### What you should do
Examine the material below. Gather every line in which the string "chart" appears.

### Data section
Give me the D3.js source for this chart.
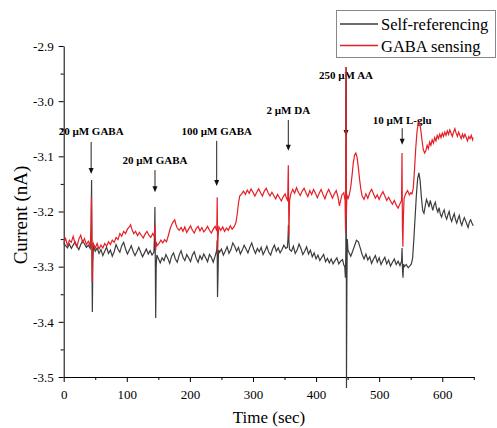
<!DOCTYPE html>
<html>
<head>
<meta charset="utf-8">
<script src="https://cdn.jsdelivr.net/npm/d3@7"></script>
<style>
  body { margin: 0; background: #fff; }
  text { font-family: "Liberation Serif", "Times New Roman", serif; }
</style>
</head>
<body>
<div id="chart"></div>
<script>
// series names
var seriesNames = ["Self-referencing", "GABA sensing"];

// self-referencing trace, [time (sec), current (nA)]
var selfData = [
  [0,-3.258],[3,-3.262],[6,-3.266],[9,-3.259],[12,-3.267],[15,-3.261],[18,-3.255],[21,-3.263],[24,-3.269],[27,-3.260],[30,-3.253],[33,-3.259],[36,-3.265],[39,-3.261],[42,-3.267],
  [43.5,-3.23],[44.2,-3.143],[44.8,-3.29],[45.4,-3.382],[46.2,-3.29],[47.2,-3.262],
  [50,-3.272],[53,-3.266],[56,-3.276],[59,-3.269],[62,-3.280],[65,-3.272],[68,-3.265],[71,-3.276],[74,-3.270],[77,-3.281],[80,-3.273],[83,-3.260],[86,-3.268],[89,-3.274],[92,-3.262],[95,-3.256],[98,-3.268],[101,-3.277],[104,-3.270],[107,-3.262],[110,-3.272],[113,-3.280],[116,-3.273],[119,-3.265],[122,-3.274],[125,-3.282],[128,-3.275],[131,-3.268],[134,-3.277],[137,-3.271],[140,-3.279],[143,-3.274],
  [144,-3.24],[144.6,-3.192],[145.2,-3.29],[145.8,-3.393],[146.6,-3.30],[147.6,-3.279],
  [150,-3.285],[153,-3.293],[156,-3.284],[159,-3.289],[162,-3.278],[165,-3.285],[168,-3.294],[171,-3.281],[174,-3.275],[177,-3.286],[180,-3.292],[183,-3.279],[186,-3.271],[189,-3.283],[192,-3.289],[195,-3.278],[198,-3.284],[201,-3.291],[204,-3.279],[207,-3.273],[210,-3.285],[213,-3.292],[216,-3.280],[219,-3.287],[222,-3.277],[225,-3.284],[228,-3.291],[231,-3.278],[234,-3.283],[237,-3.292],[240,-3.281],
  [242.6,-3.27],[243.2,-3.252],[243.8,-3.355],[244.5,-3.32],[245.4,-3.27],
  [247,-3.274],[250,-3.268],[253,-3.279],[256,-3.272],[259,-3.264],[262,-3.276],[265,-3.269],[268,-3.257],[271,-3.263],[274,-3.272],[277,-3.265],[280,-3.277],[283,-3.270],[286,-3.261],[289,-3.268],[292,-3.275],[295,-3.265],[298,-3.257],[301,-3.268],[304,-3.276],[307,-3.267],[310,-3.273],[313,-3.265],[316,-3.278],[319,-3.271],[322,-3.263],[325,-3.274],[328,-3.279],[331,-3.268],[334,-3.261],[337,-3.272],[340,-3.266],[343,-3.275],[346,-3.269],[349,-3.261],[352,-3.267],[354.5,-3.265],
  [355.5,-3.25],[356.2,-3.224],[357,-3.255],[358,-3.269],
  [361,-3.272],[364,-3.263],[367,-3.276],[370,-3.270],[373,-3.259],[376,-3.267],[379,-3.278],[382,-3.272],[385,-3.264],[388,-3.277],[391,-3.270],[394,-3.282],[397,-3.275],[400,-3.286],[403,-3.279],[406,-3.289],[409,-3.283],[412,-3.278],[415,-3.291],[418,-3.285],[421,-3.293],[424,-3.286],[427,-3.295],[430,-3.289],[433,-3.284],[436,-3.295],[439,-3.290],[442,-3.287],[444,-3.297],
  [445.5,-3.30],[446.5,-3.32],[447.2,-3.27],[447.7,-2.938],[448.2,-3.52],[448.8,-3.34],[449.5,-3.25],[450.5,-3.27],
  [452,-3.274],[455,-3.281],[458,-3.272],[461,-3.262],[464,-3.252],[467,-3.255],[470,-3.266],[473,-3.278],[476,-3.286],[479,-3.277],[482,-3.288],[485,-3.282],[488,-3.294],[491,-3.286],[494,-3.280],[497,-3.292],[500,-3.284],[503,-3.296],[506,-3.289],[509,-3.283],[512,-3.295],[515,-3.288],[518,-3.299],[521,-3.292],[524,-3.286],[527,-3.296],[530,-3.290],[533,-3.298],[535.5,-3.29],
  [536.3,-3.266],[537,-3.305],[537.8,-3.32],[538.6,-3.295],
  [540,-3.300],[543,-3.296],[546,-3.302],[549,-3.298],[551,-3.295],[553,-3.285],[555,-3.25],[557,-3.21],[559,-3.17],[561,-3.14],[563,-3.130],[565,-3.145],[567,-3.175],[569,-3.198],[571,-3.203],[573,-3.190],[575,-3.178],[577,-3.184],[579,-3.192],[581,-3.180],[583,-3.189],[585,-3.198],[587,-3.188],[589,-3.183],[591,-3.195],[593,-3.201],[595,-3.193],[597,-3.205],[599,-3.210],[601,-3.202],[603,-3.197],[605,-3.208],[607,-3.214],[609,-3.206],[611,-3.200],[613,-3.212],[615,-3.218],[617,-3.210],[619,-3.204],[621,-3.215],[623,-3.221],[625,-3.213],[627,-3.207],[629,-3.219],[631,-3.225],[633,-3.217],[635,-3.211],[637,-3.217],[639,-3.223],[641,-3.229],[643,-3.219],[645,-3.215],[647,-3.221],[649,-3.226]
];

// GABA sensing trace, [time (sec), current (nA)]
var gabaData = [
  [0,-3.256],[3,-3.249],[6,-3.262],[9,-3.252],[12,-3.256],[15,-3.245],[18,-3.258],[21,-3.264],[24,-3.250],[27,-3.243],[30,-3.256],[33,-3.249],[36,-3.260],[39,-3.254],[42,-3.262],
  [43.3,-3.24],[44,-3.174],[44.7,-3.25],[45.3,-3.328],[46,-3.265],[47,-3.258],
  [50,-3.266],[53,-3.258],[56,-3.268],[59,-3.261],[62,-3.266],[65,-3.258],[68,-3.263],[71,-3.255],[74,-3.260],[77,-3.252],[80,-3.256],[83,-3.247],[86,-3.251],[89,-3.240],[92,-3.245],[95,-3.236],[98,-3.240],[101,-3.232],[104,-3.228],[106,-3.224],[108,-3.232],[111,-3.240],[114,-3.236],[117,-3.244],[120,-3.238],[123,-3.243],[126,-3.248],[129,-3.241],[132,-3.236],[135,-3.243],[138,-3.247],[141,-3.240],[143,-3.244],
  [143.8,-3.24],[144.5,-3.224],[145.1,-3.25],[145.8,-3.27],[146.6,-3.255],
  [148,-3.262],[151,-3.258],[154,-3.252],[157,-3.257],[160,-3.251],[163,-3.255],[166,-3.243],[169,-3.230],[172,-3.222],[174,-3.218],[176,-3.215],[178,-3.224],[180,-3.230],[183,-3.234],[186,-3.229],[189,-3.236],[192,-3.228],[195,-3.238],[198,-3.232],[201,-3.226],[204,-3.234],[207,-3.239],[210,-3.231],[213,-3.227],[216,-3.235],[219,-3.229],[222,-3.237],[225,-3.233],[228,-3.227],[231,-3.234],[234,-3.239],[237,-3.232],[240,-3.227],[242,-3.233],
  [242.7,-3.23],[243.3,-3.174],[244,-3.275],[244.8,-3.245],[246,-3.228],
  [249,-3.234],[252,-3.228],[255,-3.236],[258,-3.230],[261,-3.234],[264,-3.226],[267,-3.232],[270,-3.228],[273,-3.220],[275,-3.205],[277,-3.185],[279,-3.172],[282,-3.168],[285,-3.163],[288,-3.169],[291,-3.161],[294,-3.167],[297,-3.159],[300,-3.165],[303,-3.172],[306,-3.165],[309,-3.159],[312,-3.166],[315,-3.172],[318,-3.163],[321,-3.158],[324,-3.166],[327,-3.172],[330,-3.165],[333,-3.171],[336,-3.177],[339,-3.169],[342,-3.175],[345,-3.181],[348,-3.173],[351,-3.168],[353,-3.176],
  [355,-3.18],[356,-3.116],[357,-3.246],[358,-3.18],
  [360,-3.168],[363,-3.160],[366,-3.167],[369,-3.157],[372,-3.165],[375,-3.171],[378,-3.163],[381,-3.158],[384,-3.166],[387,-3.173],[390,-3.162],[393,-3.169],[396,-3.160],[399,-3.167],[402,-3.175],[405,-3.167],[408,-3.160],[411,-3.169],[414,-3.177],[417,-3.167],[420,-3.160],[423,-3.168],[426,-3.176],[429,-3.168],[432,-3.162],[435,-3.175],[437,-3.190],[439,-3.180],[441,-3.170],[444,-3.166],
  [446,-3.18],[446.8,-3.239],[447.4,-2.938],[448,-3.21],[448.6,-3.18],[449.5,-3.172],
  [451,-3.176],[453,-3.168],[455,-3.155],[457,-3.135],[459,-3.112],[461,-3.098],[463,-3.094],[465,-3.102],[467,-3.120],[469,-3.142],[471,-3.160],[473,-3.172],[476,-3.178],[479,-3.168],[482,-3.176],[485,-3.166],[488,-3.160],[491,-3.168],[494,-3.176],[497,-3.170],[500,-3.178],[503,-3.170],[506,-3.164],[509,-3.172],[512,-3.180],[515,-3.174],[518,-3.181],[521,-3.187],[524,-3.180],[527,-3.188],[530,-3.194],[533,-3.186],
  [535.5,-3.18],[536.2,-3.094],[536.9,-3.23],[537.6,-3.264],[538.4,-3.21],[539.5,-3.176],
  [542,-3.168],[545,-3.162],[548,-3.170],[550,-3.166],[552,-3.168],[554,-3.158],[556,-3.125],[558,-3.085],[560,-3.055],[562,-3.040],[564,-3.038],[566,-3.052],[568,-3.072],[570,-3.088],[572,-3.094],[574,-3.090],[576,-3.080],[578,-3.086],[580,-3.074],[582,-3.080],[584,-3.070],[586,-3.076],[588,-3.066],[590,-3.072],[592,-3.062],[594,-3.068],[596,-3.060],[598,-3.066],[600,-3.058],[602,-3.064],[604,-3.056],[606,-3.062],[608,-3.054],[610,-3.060],[612,-3.052],[614,-3.058],[616,-3.064],[618,-3.056],[620,-3.050],[622,-3.058],[624,-3.064],[626,-3.056],[628,-3.062],[630,-3.068],[632,-3.060],[634,-3.066],[636,-3.060],[638,-3.066],[640,-3.072],[642,-3.064],[644,-3.068],[646,-3.062],[648,-3.070],[649,-3.066]
];

// injections: label, time, label baseline, arrow top, arrow tip (nA)
var annoLabels = ["20 \u00b5M GABA", "20 \u00b5M GABA", "100 \u00b5M GABA", "2 \u00b5M DA", "250 \u00b5M AA", "10 \u00b5M L-glu"];
var annoTime = [43.5, 144.7, 242.5, 356, 447.5, 536.5];
var annoTextY = [-3.061, -3.114, -3.061, -3.023, -2.960, -3.041];
var annoTop = [-3.074, -3.125, -3.072, -3.034, -2.962, -3.049];
var annoTip = [-3.132, -3.165, -3.154, -3.090, -3.063, -3.079];

// axis ticks
var xTicks = [0, 100, 200, 300, 400, 500, 600];
var xMinor = [50, 150, 250, 350, 450, 550, 650];
var yTicks = [-3.5, -3.4, -3.3, -3.2, -3.1, -3.0, -2.9];
var yMinor = [-3.45, -3.35, -3.25, -3.15, -3.05, -2.95];

var colors = ["#3c3c3c", "#e41f26"];

var W = 497, H = 428;
var svg = d3.select("#chart").append("svg")
  .attr("width", W).attr("height", H);

var x = d3.scaleLinear().domain([0, 650]).range([63.7, 473.8]);
var y = d3.scaleLinear().domain([-3.5, -2.9]).range([377, 46]);

// axes
var xAxis = svg.append("g").attr("transform", "translate(0," + y(-3.5) + ")");
xAxis.call(d3.axisBottom(x).tickValues(xTicks).tickSize(5).tickSizeOuter(0).tickPadding(8)
  .tickFormat(function(d){ return d; }));
xAxis.append("g").call(d3.axisBottom(x).tickValues(xMinor).tickSize(3).tickFormat(""))
  .select(".domain").remove();
xAxis.selectAll("text").style("font-size", "13px").attr("fill", "#000")
  .style("font-family", '"Liberation Serif", serif');

var yAxis = svg.append("g").attr("transform", "translate(" + x(0) + ",0)");
yAxis.call(d3.axisLeft(y).tickValues(yTicks).tickSize(5).tickSizeOuter(0).tickPadding(5)
  .tickFormat(function(d){ return d.toFixed(1); }));
yAxis.append("g").call(d3.axisLeft(y).tickValues(yMinor).tickSize(3).tickFormat(""))
  .select(".domain").remove();
yAxis.selectAll("text").style("font-size", "13px").attr("fill", "#000")
  .style("font-family", '"Liberation Serif", serif');
svg.selectAll(".domain, .tick line").attr("stroke", "#000");

// axis titles
svg.append("text")
  .attr("x", 269).attr("y", 423)
  .attr("text-anchor", "middle")
  .style("font-size", "17px")
  .text("Time (sec)");
svg.append("text")
  .attr("transform", "translate(27,215) rotate(-90)")
  .attr("text-anchor", "middle")
  .style("font-size", "19px")
  .text("Current (nA)");

// annotations
var anno = annoLabels.map(function(d, i){
  return {label: d, t: annoTime[i], ty: annoTextY[i], top: annoTop[i], tip: annoTip[i]};
});
var ag = svg.selectAll(".anno").data(anno).enter().append("g").attr("class", "anno");
ag.append("text")
  .attr("x", function(d){ return x(d.t); })
  .attr("y", function(d){ return y(d.ty); })
  .attr("text-anchor", "middle")
  .style("font-size", "11px").style("font-weight", "bold")
  .text(function(d){ return d.label; });
ag.append("line")
  .attr("x1", function(d){ return x(d.t); }).attr("x2", function(d){ return x(d.t); })
  .attr("y1", function(d){ return y(d.top); }).attr("y2", function(d){ return y(d.tip) - 4; })
  .attr("stroke", "#222").attr("stroke-width", 1);
ag.append("path")
  .attr("d", function(d){
    var px = x(d.t), py = y(d.tip);
    return "M" + (px - 2.5) + "," + (py - 6) + "L" + (px + 2.5) + "," + (py - 6) + "L" + px + "," + py + "Z";
  })
  .attr("fill", "#111");

// traces
var traceLine = d3.line()
  .x(function(d){ return x(d[0]); })
  .y(function(d){ return y(d[1]); });

svg.selectAll(".trace")
  .data([selfData, gabaData])
  .enter().append("path")
  .attr("class", "trace")
  .attr("d", traceLine)
  .attr("fill", "none")
  .style("stroke", function(d, i){ return colors[i]; })
  .attr("stroke-width", 1.2);

// legend
var lg = svg.append("g").attr("class", "legend");
lg.append("rect")
  .attr("x", 336.5).attr("y", 10.5).attr("width", 159).attr("height", 47)
  .attr("fill", "#fff").attr("stroke", "#888").attr("stroke-width", 1);
var items = lg.selectAll(".item").data(seriesNames).enter().append("g")
  .attr("class", "item")
  .attr("transform", function(d, i){ return "translate(0," + (24 + i * 21.5) + ")"; });
items.append("path")
  .attr("d", "M340,0H378")
  .attr("fill", "none")
  .style("stroke", function(d, i){ return colors[i]; })
  .style("stroke-width", "1.3px");
items.append("text")
  .attr("x", 381).attr("y", 6)
  .style("font-size", "16.5px")
  .text(function(d){ return d; });
</script>
</body>
</html>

### Answer to this task
Give me the D3.js source for this chart.
<div id="chart"></div>
var svg = d3.select("#chart").append("svg")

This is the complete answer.